Train your brain to recognize ​birdsongs


A singing red-breasted robin on a fence with defocused green background
joodlesuk/iStock

Quick Win

Learn to identify different species and the various calls they make. It can help give your brain a workout and reduce anxiety.

Try This Today

  • Listen. When outside, tune in to bird sounds. Do you notice any distinctive pitches or patterns?
  • Enlist a guide. Find a birdsong identification guide, such as the Audubon Society’s online guide or app. Use it to help recognize common feathered friends in your yard or local park.
  • Notice patterns. Listen to the clicks, shrieks, whistles and tweets in every birdsong.
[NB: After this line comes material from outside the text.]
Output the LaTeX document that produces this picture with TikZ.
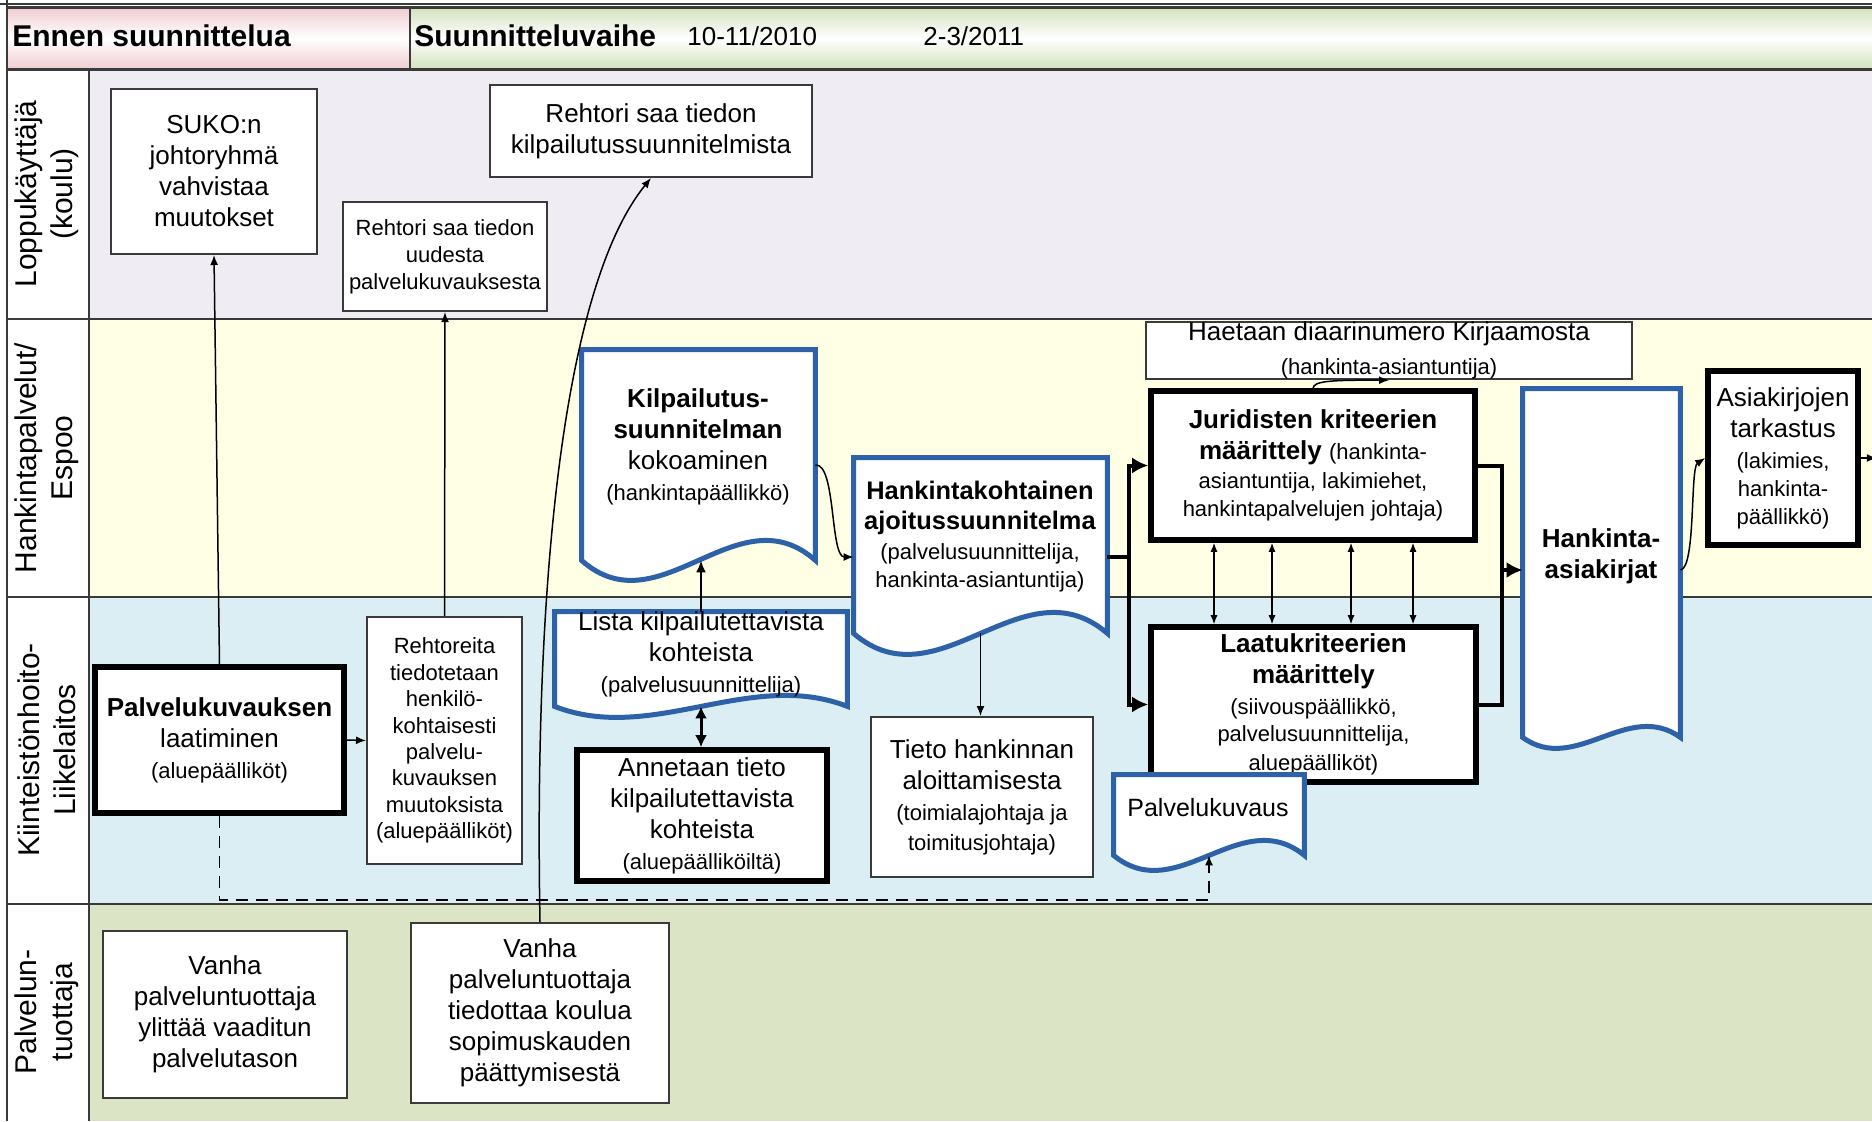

Pay attention to the number of notes in one bird’s call, and try to invent a mnemonic phrase for each note in the tune. For example, the barred owl hoots​,​ Who cooks for you?
  • Jot it down. Make a list of sounds you identify, and the mnemonic devices you create. The next time you’re outside, see if you can identify different ​birdsongs​ by the patterns, notes and words you wrote down. 

Why

You don’t need to be a trained musician or bird expert to identify the songs carried on the breezes. Train your ear by paying attention to basic pitches and patterns and identifying which birds live in or pass through your neighborhood. Your brain is very active when you listen to ​birdsongs​, as shown in one unusual study among eight adults ages 30 to 47 who had electrodes on their brains for epilepsy treatment. When they listened to music, their brains simultaneously followed the pitch changes and tried to predict which notes would come next based on prior knowledge. The finding, published in Science Advances in 2024 may help researchers explore why music benefits the brain, Narayan Sankaran, a cognitive neuroscientist at the University of California, San Francisco, who led the work, said in a UCSF report. P​otential bonus: ​A​mong 295 adults averaging in their late 20s, those who listened to birdsong for six minutes reported feeling less anxious and paranoid afterward compared ​with​ those who listened to traffic noise, according to a report published in Scientific Reports in 2022.